Oh, and the third thing working for me?  Everyone else in my section considered Adam their nemesis.  They found him to be arrogant, and I think they were all secretly pleased when he was taken down a few pegs in the pecking order.  Hence, they did their darnedest to keep him embroiled in challenges all year long.

Eventually, he did get far enough in the process to challenge me.  Did I practice for it?  Honestly?  No.  I did not.  I figured if my God-given talents were not enough to keep my seat, I did not deserve it. 

After several failed attempts to have the challenge (again due to Adam's truancy), we finally performed.  And guess what?  We tied! 

This meant that not only could I keep my seat, but he had to wait another two weeks before challenging me again. 

By this time, it was nearly the end of the school year.  Seriously, it was about three weeks from commencement and I had a lot going on in my life.  By this point, I was feeling a bit more punchy about the issue, and I decided that I would absolutely be sitting Section Leader at graduation. 

So I went to the director.  I explained my situation.  It was the end of my senior year and things were pretty busy.  I had held the seat all year long, and I felt I had done a good job.  I had held off Adam's last advance, but I really did not need the stress of another attack.  Could he just tell Adam that the challenge was off?
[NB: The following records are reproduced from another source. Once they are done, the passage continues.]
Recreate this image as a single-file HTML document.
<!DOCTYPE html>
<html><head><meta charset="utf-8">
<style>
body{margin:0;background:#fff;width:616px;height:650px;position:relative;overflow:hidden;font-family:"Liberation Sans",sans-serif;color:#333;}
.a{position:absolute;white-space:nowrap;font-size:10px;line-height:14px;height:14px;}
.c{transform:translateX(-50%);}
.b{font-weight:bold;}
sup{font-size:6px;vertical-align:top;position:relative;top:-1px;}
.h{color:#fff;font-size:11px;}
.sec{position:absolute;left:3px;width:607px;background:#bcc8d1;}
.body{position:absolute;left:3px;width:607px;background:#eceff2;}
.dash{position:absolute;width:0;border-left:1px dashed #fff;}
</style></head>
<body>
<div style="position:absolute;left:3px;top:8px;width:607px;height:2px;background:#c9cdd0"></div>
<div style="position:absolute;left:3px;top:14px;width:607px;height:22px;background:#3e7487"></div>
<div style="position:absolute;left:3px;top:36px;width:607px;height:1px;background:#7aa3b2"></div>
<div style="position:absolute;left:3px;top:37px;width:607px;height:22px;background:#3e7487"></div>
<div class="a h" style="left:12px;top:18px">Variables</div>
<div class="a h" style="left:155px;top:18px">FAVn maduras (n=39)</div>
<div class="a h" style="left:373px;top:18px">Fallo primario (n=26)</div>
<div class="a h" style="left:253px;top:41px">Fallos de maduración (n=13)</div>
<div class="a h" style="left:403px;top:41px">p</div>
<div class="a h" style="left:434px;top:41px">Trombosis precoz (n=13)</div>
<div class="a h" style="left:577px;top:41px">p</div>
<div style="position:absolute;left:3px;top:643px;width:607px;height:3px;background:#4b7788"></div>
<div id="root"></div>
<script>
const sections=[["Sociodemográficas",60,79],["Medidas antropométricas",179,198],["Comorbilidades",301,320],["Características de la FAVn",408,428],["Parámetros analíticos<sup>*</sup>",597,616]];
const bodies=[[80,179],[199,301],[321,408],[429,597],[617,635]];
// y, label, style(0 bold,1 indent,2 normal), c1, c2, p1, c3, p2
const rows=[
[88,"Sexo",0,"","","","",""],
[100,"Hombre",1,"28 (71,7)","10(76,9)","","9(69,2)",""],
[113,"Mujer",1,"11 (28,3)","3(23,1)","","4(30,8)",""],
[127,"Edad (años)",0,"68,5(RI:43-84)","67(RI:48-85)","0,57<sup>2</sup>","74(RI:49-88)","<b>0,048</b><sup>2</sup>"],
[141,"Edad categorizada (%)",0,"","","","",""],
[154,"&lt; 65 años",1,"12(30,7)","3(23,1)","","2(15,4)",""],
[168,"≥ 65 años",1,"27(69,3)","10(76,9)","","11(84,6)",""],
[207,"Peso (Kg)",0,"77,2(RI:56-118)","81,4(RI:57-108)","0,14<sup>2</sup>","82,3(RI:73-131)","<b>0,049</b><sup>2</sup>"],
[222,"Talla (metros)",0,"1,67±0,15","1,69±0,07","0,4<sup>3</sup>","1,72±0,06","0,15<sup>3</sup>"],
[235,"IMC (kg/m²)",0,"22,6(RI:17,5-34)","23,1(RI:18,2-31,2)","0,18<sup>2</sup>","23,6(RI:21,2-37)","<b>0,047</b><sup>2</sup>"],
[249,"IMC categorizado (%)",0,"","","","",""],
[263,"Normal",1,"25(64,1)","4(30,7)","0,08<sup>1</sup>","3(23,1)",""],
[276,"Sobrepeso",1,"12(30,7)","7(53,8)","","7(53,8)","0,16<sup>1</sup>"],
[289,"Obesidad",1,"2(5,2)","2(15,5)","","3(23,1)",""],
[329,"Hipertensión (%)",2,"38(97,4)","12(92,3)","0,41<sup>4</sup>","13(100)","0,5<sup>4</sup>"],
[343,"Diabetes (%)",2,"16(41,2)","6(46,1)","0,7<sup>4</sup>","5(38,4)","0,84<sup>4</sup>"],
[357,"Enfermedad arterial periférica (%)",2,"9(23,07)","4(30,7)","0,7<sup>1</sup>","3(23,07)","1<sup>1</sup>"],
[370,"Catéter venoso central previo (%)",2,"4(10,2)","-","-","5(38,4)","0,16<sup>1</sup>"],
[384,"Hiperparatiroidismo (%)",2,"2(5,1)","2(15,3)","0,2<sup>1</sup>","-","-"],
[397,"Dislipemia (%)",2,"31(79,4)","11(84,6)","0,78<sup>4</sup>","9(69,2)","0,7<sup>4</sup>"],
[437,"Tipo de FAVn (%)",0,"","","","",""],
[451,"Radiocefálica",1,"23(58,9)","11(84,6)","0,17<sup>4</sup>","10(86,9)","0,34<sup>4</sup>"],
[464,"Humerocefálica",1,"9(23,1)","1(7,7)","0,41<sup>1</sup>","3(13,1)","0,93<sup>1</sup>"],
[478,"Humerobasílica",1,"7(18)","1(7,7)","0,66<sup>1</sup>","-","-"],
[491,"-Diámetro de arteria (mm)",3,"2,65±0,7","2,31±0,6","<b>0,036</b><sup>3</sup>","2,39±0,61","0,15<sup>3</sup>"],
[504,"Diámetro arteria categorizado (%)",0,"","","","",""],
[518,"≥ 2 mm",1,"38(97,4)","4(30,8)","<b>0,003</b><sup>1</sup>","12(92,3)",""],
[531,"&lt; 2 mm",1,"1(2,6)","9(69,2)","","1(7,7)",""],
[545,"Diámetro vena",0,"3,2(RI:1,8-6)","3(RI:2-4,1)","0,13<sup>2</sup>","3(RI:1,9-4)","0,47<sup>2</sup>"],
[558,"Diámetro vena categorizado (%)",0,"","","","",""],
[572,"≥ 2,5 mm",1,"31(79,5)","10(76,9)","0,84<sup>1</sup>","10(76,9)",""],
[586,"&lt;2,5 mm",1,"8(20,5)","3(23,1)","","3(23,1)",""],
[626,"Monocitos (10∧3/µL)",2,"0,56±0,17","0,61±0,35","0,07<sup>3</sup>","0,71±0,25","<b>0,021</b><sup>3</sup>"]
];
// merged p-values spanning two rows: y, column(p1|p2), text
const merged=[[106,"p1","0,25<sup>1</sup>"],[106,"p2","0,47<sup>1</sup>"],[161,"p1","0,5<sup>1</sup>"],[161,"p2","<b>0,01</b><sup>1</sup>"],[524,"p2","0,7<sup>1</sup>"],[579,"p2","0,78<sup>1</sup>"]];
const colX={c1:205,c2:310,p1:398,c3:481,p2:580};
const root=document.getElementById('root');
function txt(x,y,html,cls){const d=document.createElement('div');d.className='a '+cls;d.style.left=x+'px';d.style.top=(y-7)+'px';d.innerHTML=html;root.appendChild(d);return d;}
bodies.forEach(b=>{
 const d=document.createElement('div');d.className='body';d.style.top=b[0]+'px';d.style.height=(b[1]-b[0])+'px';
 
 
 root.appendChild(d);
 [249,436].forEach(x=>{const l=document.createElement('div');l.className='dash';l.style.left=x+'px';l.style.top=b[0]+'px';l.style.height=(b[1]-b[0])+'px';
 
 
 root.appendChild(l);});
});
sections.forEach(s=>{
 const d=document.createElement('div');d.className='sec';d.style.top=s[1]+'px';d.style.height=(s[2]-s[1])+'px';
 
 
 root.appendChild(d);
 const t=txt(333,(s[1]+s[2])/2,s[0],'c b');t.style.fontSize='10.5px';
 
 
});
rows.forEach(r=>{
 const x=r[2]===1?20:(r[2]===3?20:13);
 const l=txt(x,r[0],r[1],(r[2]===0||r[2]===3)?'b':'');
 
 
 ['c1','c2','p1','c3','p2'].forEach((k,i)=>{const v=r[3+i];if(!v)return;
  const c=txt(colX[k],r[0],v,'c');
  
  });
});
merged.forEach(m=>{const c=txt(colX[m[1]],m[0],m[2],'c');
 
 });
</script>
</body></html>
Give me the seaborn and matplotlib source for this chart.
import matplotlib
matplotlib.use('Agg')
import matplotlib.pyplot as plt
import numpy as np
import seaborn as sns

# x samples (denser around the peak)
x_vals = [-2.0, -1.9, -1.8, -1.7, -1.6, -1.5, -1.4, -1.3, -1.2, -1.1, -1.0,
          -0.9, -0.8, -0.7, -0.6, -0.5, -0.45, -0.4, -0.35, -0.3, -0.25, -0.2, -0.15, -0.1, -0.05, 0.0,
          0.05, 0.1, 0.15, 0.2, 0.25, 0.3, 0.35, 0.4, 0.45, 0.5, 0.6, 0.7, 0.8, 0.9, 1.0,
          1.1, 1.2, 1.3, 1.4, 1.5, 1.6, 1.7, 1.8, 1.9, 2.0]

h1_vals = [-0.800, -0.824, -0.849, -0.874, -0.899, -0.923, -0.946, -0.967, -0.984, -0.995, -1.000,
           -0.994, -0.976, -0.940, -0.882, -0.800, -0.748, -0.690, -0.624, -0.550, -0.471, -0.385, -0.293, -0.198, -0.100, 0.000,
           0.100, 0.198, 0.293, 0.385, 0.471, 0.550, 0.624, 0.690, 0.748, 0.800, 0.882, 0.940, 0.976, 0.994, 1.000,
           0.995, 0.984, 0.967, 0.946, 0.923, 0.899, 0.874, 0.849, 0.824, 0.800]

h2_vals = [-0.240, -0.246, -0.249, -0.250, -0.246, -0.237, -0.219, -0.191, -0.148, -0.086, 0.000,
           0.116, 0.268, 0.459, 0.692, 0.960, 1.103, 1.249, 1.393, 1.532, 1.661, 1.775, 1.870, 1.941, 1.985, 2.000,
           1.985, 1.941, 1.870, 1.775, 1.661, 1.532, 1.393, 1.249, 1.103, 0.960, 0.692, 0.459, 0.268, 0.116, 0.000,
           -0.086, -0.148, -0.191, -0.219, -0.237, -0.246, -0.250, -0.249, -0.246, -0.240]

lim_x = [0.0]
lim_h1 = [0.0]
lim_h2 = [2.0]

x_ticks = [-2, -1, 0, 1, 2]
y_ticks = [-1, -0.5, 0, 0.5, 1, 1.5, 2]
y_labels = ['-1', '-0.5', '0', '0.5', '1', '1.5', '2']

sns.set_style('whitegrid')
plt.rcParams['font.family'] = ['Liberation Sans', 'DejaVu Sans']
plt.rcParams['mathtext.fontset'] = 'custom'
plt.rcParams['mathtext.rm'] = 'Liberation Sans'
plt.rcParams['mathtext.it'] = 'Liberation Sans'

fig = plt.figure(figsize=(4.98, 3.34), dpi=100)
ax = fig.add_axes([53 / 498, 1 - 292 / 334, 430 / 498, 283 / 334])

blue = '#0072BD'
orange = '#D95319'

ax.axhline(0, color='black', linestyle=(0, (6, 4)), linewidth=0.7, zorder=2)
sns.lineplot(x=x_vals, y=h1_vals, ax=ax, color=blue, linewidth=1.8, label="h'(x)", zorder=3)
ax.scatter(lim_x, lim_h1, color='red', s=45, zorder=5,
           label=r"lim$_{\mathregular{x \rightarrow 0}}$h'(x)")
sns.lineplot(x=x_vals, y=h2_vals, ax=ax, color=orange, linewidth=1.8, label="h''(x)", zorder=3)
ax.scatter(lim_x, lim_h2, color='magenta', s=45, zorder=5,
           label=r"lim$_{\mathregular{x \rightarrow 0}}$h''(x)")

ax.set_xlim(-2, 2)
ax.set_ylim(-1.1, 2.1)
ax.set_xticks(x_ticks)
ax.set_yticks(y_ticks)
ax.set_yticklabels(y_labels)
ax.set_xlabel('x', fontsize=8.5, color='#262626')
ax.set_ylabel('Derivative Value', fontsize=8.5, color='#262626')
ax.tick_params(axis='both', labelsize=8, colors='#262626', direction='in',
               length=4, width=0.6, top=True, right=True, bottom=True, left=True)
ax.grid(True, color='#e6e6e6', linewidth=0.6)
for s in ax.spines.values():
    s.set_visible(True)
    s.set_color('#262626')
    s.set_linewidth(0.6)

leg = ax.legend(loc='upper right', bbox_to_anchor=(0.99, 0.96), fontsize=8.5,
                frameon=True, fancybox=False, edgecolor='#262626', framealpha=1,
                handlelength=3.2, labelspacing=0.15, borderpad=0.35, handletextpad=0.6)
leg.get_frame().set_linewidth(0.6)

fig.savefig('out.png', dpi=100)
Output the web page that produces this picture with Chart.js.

To my surprise, my director agreed.  It is my secret belief that the director was as annoyed with Adam as the rest of us and was happy to have a reason to shut him out of his crazy dream of winning at the last minute.

Oh, believe me, Adam did not take this well.  But the rest of us rejoiced in our victory for the underdogs.

In conclusion, or rather, as a postlude, I have not played my clarinet since graduation.  Adam, on the other hand, went on to play clarinet in the Marine Corps Band.  Good for him, I say.  But I will always know he never defeated me in a challenge and that gives me no end of satisfaction, no matter how ridiculous or petty it makes me sound.